The function summarize() (which may also be written summarise()) creates a table in which you will find the result(s) of the summary function(s) you have chosen to apply to a data frame. The summary functions may be:
mean(): which returns the mean of a variable,sd(): which returns the standard deviation of a variable,median(): which returns the median of a variable,min(): which returns the minimum value of a variable,max(): which returns the maximum value of a variable,var(): which returns the variance of a variable,sum(): which returns the sum of a variable,- etc.
To apply one or more of these summary functions to a data frame, you just have to indicate in summarise() which function(s) you want to apply and on which variable of the data frame. The syntax is:
summarise(dataframe, function1(variable), function2(variable), ...)
Alternatively, using pipes, the syntax is:
dataframe %>% summarise(function1(variable), function2(variable), ...)
Let’s use the data frame Orange as an example. The top of the data frame looks like this:
head(Orange)
To calculate the mean and the standard deviation of the variable circumference, we write either
summarise(Orange, mean(circumference), sd(circumference))
OR
Orange %>% summarise(mean(circumference), sd(circumference))
which both result in:

This example actually does not make much sense in terms of biology.

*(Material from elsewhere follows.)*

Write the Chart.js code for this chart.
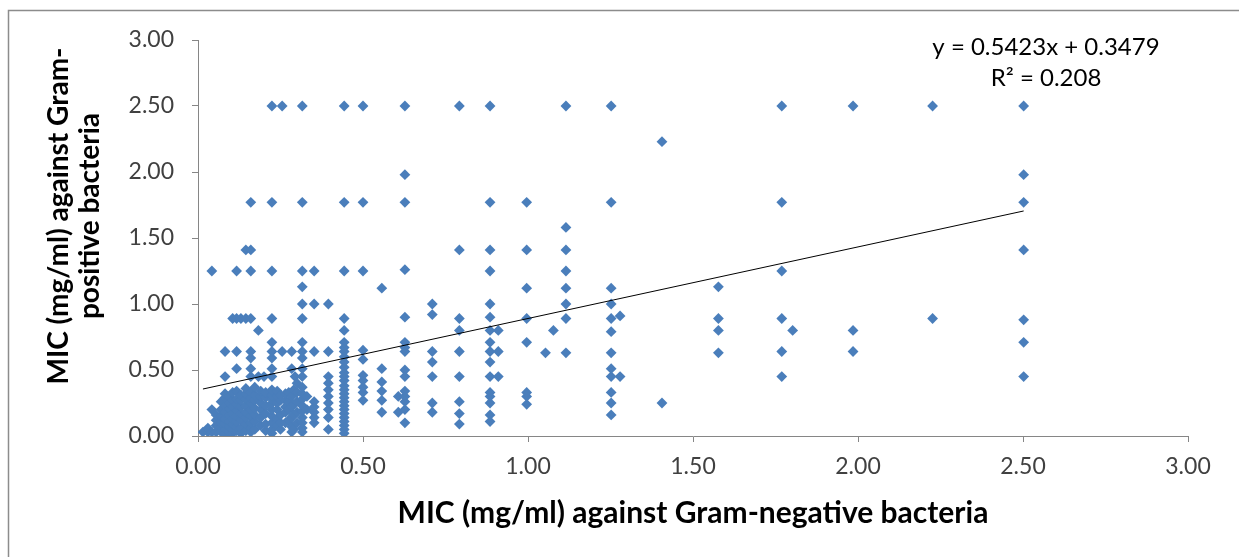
<!DOCTYPE html>
<html>
<head>
<meta charset="utf-8">
<script src="https://cdn.jsdelivr.net/npm/chart.js@4.4.1/dist/chart.umd.min.js"></script>
<style>
html,body{margin:0;padding:0;background:#fff;}
#wrap{width:1239px;height:557px;position:relative;}
</style>
</head>
<body>
<div id="wrap"><canvas id="c" width="1239" height="557"></canvas></div>
<script>
// MIC against Gram-negative bacteria (x) — one line per column of points
const gramNegative = [
  0.015,
  0.03, 0.03,
  0.042, 0.042, 0.042,
  0.055, 0.055, 0.055, 0.055,
  0.07, 0.07, 0.07, 0.07, 0.07, 0.07,
  0.082, 0.082, 0.082, 0.082, 0.082, 0.082, 0.082, 0.082, 0.082, 0.082,
  0.095, 0.095, 0.095, 0.095, 0.095, 0.095, 0.095,
  0.105, 0.105, 0.105, 0.105, 0.105, 0.105, 0.105, 0.105, 0.105,
  0.117, 0.117, 0.117, 0.117, 0.117, 0.117, 0.117, 0.117, 0.117, 0.117, 0.117, 0.117,
  0.13, 0.13, 0.13, 0.13, 0.13, 0.13, 0.13, 0.13,
  0.145, 0.145, 0.145, 0.145, 0.145, 0.145, 0.145, 0.145, 0.145, 0.145,
  0.16, 0.16, 0.16, 0.16, 0.16, 0.16, 0.16, 0.16, 0.16, 0.16, 0.16, 0.16, 0.16, 0.16, 0.16, 0.16,
  0.172, 0.172, 0.172, 0.172, 0.172, 0.172, 0.172,
  0.183, 0.183,
  0.19, 0.19, 0.19, 0.19, 0.19, 0.19,
  0.2,
  0.205, 0.205, 0.205, 0.205, 0.205, 0.205,
  0.224, 0.224, 0.224, 0.224, 0.224, 0.224, 0.224, 0.224, 0.224, 0.224, 0.224, 0.224, 0.224, 0.224, 0.224, 0.224, 0.224, 0.224,
  0.24, 0.24, 0.24, 0.24, 0.24, 0.24,
  0.25, 0.25, 0.25, 0.25, 0.25,
  0.255, 0.255,
  0.265, 0.265, 0.265, 0.265, 0.265,
  0.275, 0.275, 0.275, 0.275,
  0.284, 0.284, 0.284, 0.284, 0.284, 0.284, 0.284,
  0.29, 0.29, 0.29, 0.29,
  0.294,
  0.3, 0.3, 0.3, 0.3, 0.3,
  0.316, 0.316, 0.316, 0.316, 0.316, 0.316, 0.316, 0.316, 0.316, 0.316, 0.316, 0.316, 0.316, 0.316, 0.316, 0.316, 0.316, 0.316, 0.316, 0.316,
  0.33, 0.33,
  0.352, 0.352, 0.352, 0.352, 0.352, 0.352, 0.352, 0.352,
  0.395, 0.395, 0.395, 0.395, 0.395, 0.395, 0.395, 0.395, 0.395, 0.395,
  0.443, 0.443, 0.443, 0.443, 0.443, 0.443, 0.443, 0.443, 0.443, 0.443, 0.443, 0.443, 0.443, 0.443, 0.443, 0.443, 0.443, 0.443, 0.443, 0.443, 0.443, 0.443, 0.443, 0.443, 0.443, 0.443, 0.443,
  0.5, 0.5, 0.5, 0.5, 0.5, 0.5, 0.5, 0.5, 0.5, 0.5,
  0.557, 0.557, 0.557, 0.557, 0.557, 0.557,
  0.607, 0.607,
  0.627, 0.627, 0.627, 0.627, 0.627, 0.627, 0.627, 0.627, 0.627, 0.627, 0.627, 0.627, 0.627, 0.627, 0.627,
  0.71, 0.71, 0.71, 0.71, 0.71, 0.71, 0.71,
  0.792, 0.792, 0.792, 0.792, 0.792, 0.792, 0.792, 0.792, 0.792,
  0.885, 0.885, 0.885, 0.885, 0.885, 0.885, 0.885, 0.885, 0.885, 0.885, 0.885, 0.885, 0.885, 0.885, 0.885, 0.885,
  0.91, 0.91, 0.91,
  0.996, 0.996, 0.996, 0.996, 0.996, 0.996, 0.996, 0.996,
  1.053,
  1.077,
  1.115, 1.115, 1.115, 1.115, 1.115, 1.115, 1.115, 1.115,
  1.252, 1.252, 1.252, 1.252, 1.252, 1.252, 1.252, 1.252, 1.252, 1.252, 1.252, 1.252,
  1.279, 1.279,
  1.406, 1.406,
  1.577, 1.577, 1.577, 1.577,
  1.769, 1.769, 1.769, 1.769, 1.769, 1.769,
  1.802,
  1.985, 1.985, 1.985,
  2.226, 2.226,
  2.502, 2.502, 2.502, 2.502, 2.502, 2.502, 2.502
];

// MIC against Gram-positive bacteria (y) — same order as above
const gramPositive = [
  0.03,
  0.03, 0.06,
  0.03, 0.2, 1.25,
  0.03, 0.08, 0.12, 0.16,
  0.03, 0.06, 0.1, 0.15, 0.2, 0.26,
  0.02, 0.05, 0.09, 0.13, 0.18, 0.23, 0.29, 0.32, 0.45, 0.64,
  0.03, 0.07, 0.11, 0.16, 0.21, 0.25, 0.3,
  0.02, 0.05, 0.09, 0.13, 0.17, 0.22, 0.27, 0.33, 0.89,
  0.04, 0.07, 0.11, 0.15, 0.19, 0.24, 0.28, 0.34, 0.51, 0.64, 0.89, 1.25,
  0.02, 0.06, 0.12, 0.17, 0.22, 0.27, 0.31, 0.89,
  0.04, 0.09, 0.14, 0.18, 0.23, 0.28, 0.32, 0.36, 0.89, 1.41,
  0.03, 0.06, 0.1, 0.15, 0.2, 0.25, 0.29, 0.33, 0.45, 0.51, 0.59, 0.64, 0.89, 1.25, 1.41, 1.77,
  0.05, 0.11, 0.16, 0.21, 0.27, 0.31, 0.37,
  0.45, 0.8,
  0.08, 0.14, 0.2, 0.25, 0.3, 0.34,
  0.45,
  0.04, 0.09, 0.17, 0.23, 0.29, 0.33,
  0.02, 0.05, 0.1, 0.15, 0.2, 0.25, 0.28, 0.31, 0.35, 0.45, 0.51, 0.59, 0.64, 0.71, 0.89, 1.25, 1.77, 2.5,
  0.08, 0.13, 0.2, 0.25, 0.3, 0.34,
  0.05, 0.1, 0.16, 0.27, 0.31,
  0.64, 2.5,
  0.1, 0.18, 0.22, 0.27, 0.32,
  0.12, 0.2, 0.26, 0.33,
  0.03, 0.07, 0.14, 0.22, 0.3, 0.51, 0.64,
  0.05, 0.16, 0.24, 0.35,
  0.45,
  0.1, 0.18, 0.26, 0.33, 0.4,
  0.03, 0.06, 0.1, 0.14, 0.19, 0.23, 0.28, 0.32, 0.37, 0.45, 0.51, 0.59, 0.64, 0.71, 0.89, 1.0, 1.13, 1.25, 1.77, 2.5,
  0.2, 0.3,
  0.1, 0.14, 0.18, 0.22, 0.26, 0.64, 1.0, 1.25,
  0.05, 0.14, 0.2, 0.25, 0.3, 0.35, 0.4, 0.45, 0.64, 1.0,
  0.02, 0.05, 0.08, 0.11, 0.14, 0.17, 0.2, 0.23, 0.26, 0.29, 0.32, 0.35, 0.38, 0.42, 0.45, 0.48, 0.52, 0.56, 0.6, 0.64, 0.67, 0.71, 0.8, 0.89, 1.25, 1.77, 2.5,
  0.27, 0.33, 0.37, 0.42, 0.46, 0.58, 0.65, 1.25, 1.77, 2.5,
  0.18, 0.27, 0.34, 0.41, 0.51, 1.12,
  0.18, 0.3,
  0.1, 0.2, 0.26, 0.3, 0.34, 0.45, 0.5, 0.64, 0.67, 0.71, 0.9, 1.26, 1.77, 1.98, 2.5,
  0.18, 0.25, 0.45, 0.56, 0.64, 0.92, 1.0,
  0.09, 0.17, 0.26, 0.45, 0.64, 0.8, 0.89, 1.41, 2.5,
  0.11, 0.16, 0.25, 0.3, 0.33, 0.45, 0.56, 0.64, 0.71, 0.8, 0.9, 1.0, 1.25, 1.41, 1.77, 2.5,
  0.45, 0.64, 0.8,
  0.24, 0.3, 0.33, 0.71, 0.89, 1.12, 1.41, 1.77,
  0.63,
  0.8,
  0.63, 0.89, 1.0, 1.12, 1.25, 1.41, 1.58, 2.5,
  0.16, 0.25, 0.33, 0.45, 0.51, 0.63, 0.79, 0.89, 1.0, 1.12, 1.77, 2.5,
  0.45, 0.91,
  0.25, 2.23,
  0.63, 0.8, 0.89, 1.13,
  0.45, 0.64, 0.89, 1.25, 1.77, 2.5,
  0.8,
  0.64, 0.8, 2.5,
  0.89, 2.5,
  0.45, 0.71, 0.88, 1.41, 1.77, 1.98, 2.5
];

// Linear trendline reported on the chart
const trendSlope = 0.5423;
const trendIntercept = 0.3479;
const trendR2 = 0.208;

// Axis tick values (both axes)
const axisTicks = [0, 0.5, 1, 1.5, 2, 2.5, 3];

const xTitle = 'MIC (mg/ml) against Gram-negative bacteria';
const yTitleLines = ['MIC (mg/ml) against Gram-', 'positive bacteria'];
const equationLines = ['y = 0.5423x + 0.3479', 'R\u00B2 = 0.208'];

// ---------- build chart ----------
const n = Math.min(gramNegative.length, gramPositive.length);
const scatterPoints = [];
for (let i = 0; i < n; i++) scatterPoints.push({x: gramNegative[i], y: gramPositive[i]});
const xMin = Math.min(...gramNegative.slice(0, n));
const xMax = Math.max(...gramNegative.slice(0, n));
const trendPoints = [
  {x: xMin, y: trendSlope * xMin + trendIntercept},
  {x: xMax, y: trendSlope * xMax + trendIntercept}
];

const AXIS_GRAY = '#868686';
const TICK_TEXT = '#404040';
const FONT = 'Lato, "Open Sans", "Noto Sans", sans-serif';

const decorPlugin = {
  id: 'decor',
  beforeDraw(chart) {
    const ctx = chart.ctx;
    ctx.save();
    ctx.fillStyle = '#ffffff';
    ctx.fillRect(0, 0, chart.width, chart.height);
    ctx.strokeStyle = '#8c8c8c';
    ctx.lineWidth = 1.5;
    ctx.strokeRect(8.5, 10.5, chart.width + 20, chart.height + 20);
    ctx.restore();
  },
  afterDraw(chart) {
    const ctx = chart.ctx;
    const area = chart.chartArea;
    ctx.save();
    // y-axis title (two lines, rotated)
    ctx.font = 'bold 28px ' + FONT;
    ctx.fillStyle = '#000000';
    ctx.textAlign = 'center';
    ctx.textBaseline = 'middle';
    const cy = area.top + (area.bottom - area.top) / 2 - 22;
    yTitleLines.forEach((line, i) => {
      ctx.save();
      ctx.translate(59 + i * 31, cy);
      ctx.rotate(-Math.PI / 2);
      ctx.fillText(line, 0, 0);
      ctx.restore();
    });
    // trendline equation
    ctx.font = '24px ' + FONT;
    ctx.fillStyle = '#000000';
    const ex = area.right - 142;
    equationLines.forEach((line, i) => {
      ctx.fillText(line, ex, area.top + 7 + i * 31);
    });
    ctx.restore();
  }
};

new Chart(document.getElementById('c'), {
  data: {
    datasets: [
      {
        type: 'line',
        label: 'Linear trendline',
        data: trendPoints,
        borderColor: '#000000',
        borderWidth: 1,
        pointRadius: 0,
        fill: false,
        order: 0
      },
      {
        type: 'scatter',
        label: 'MIC',
        data: scatterPoints,
        pointStyle: 'rectRot',
        pointRadius: 5.4,
        pointBorderWidth: 0,
        backgroundColor: '#4a7ebb',
        borderColor: '#4a7ebb',
        order: 1
      }
    ]
  },
  options: {
    responsive: false,
    devicePixelRatio: 1,
    animation: false,
    events: [],
    layout: { padding: { left: 0, top: 40, right: 51, bottom: 0 } },
    plugins: { legend: { display: false }, tooltip: { enabled: false } },
    scales: {
      x: {
        type: 'linear',
        min: 0, max: 3,
        afterFit(scale) { scale.height = 121; },
        afterBuildTicks(scale) { scale.ticks = axisTicks.map(v => ({value: v})); },
        ticks: {
          callback: v => Number(v).toFixed(2),
          font: { family: FONT, size: 23 },
          color: TICK_TEXT,
          padding: 11,
          maxRotation: 0
        },
        grid: { drawOnChartArea: false, drawTicks: true, tickLength: 6, color: AXIS_GRAY },
        border: { display: true, color: AXIS_GRAY, width: 1 },
        title: {
          display: true,
          text: xTitle,
          color: '#000000',
          font: { family: FONT, size: 30, weight: 'bold' },
          padding: { top: 0, bottom: 26 }
        }
      },
      y: {
        type: 'linear',
        min: 0, max: 3,
        afterFit(scale) { scale.width = 198; },
        afterBuildTicks(scale) { scale.ticks = axisTicks.map(v => ({value: v})); },
        ticks: {
          callback: v => Number(v).toFixed(2),
          font: { family: FONT, size: 23 },
          color: TICK_TEXT,
          padding: 18
        },
        grid: { drawOnChartArea: false, drawTicks: true, tickLength: 6, color: AXIS_GRAY },
        border: { display: true, color: AXIS_GRAY, width: 1 }
      }
    }
  },
  plugins: [decorPlugin]
});
</script>
</body>
</html>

Indeed, we have calculated the average of circumference for different trees, but considering measurements performed at 7 different time points… Instead we could calculate the average circumference and standard deviation for each time point described in age by using group_by on the variable age (read more about group_by here).
To calculate the group means and standard deviations of the variable circumference, we write:
Orange %>% group_by(age) %>% summarise(mean(circumference), sd(circumference))
which results in:

Each line in the result table now shows the mean and standard deviation for each of 7 factors in age described in the first column.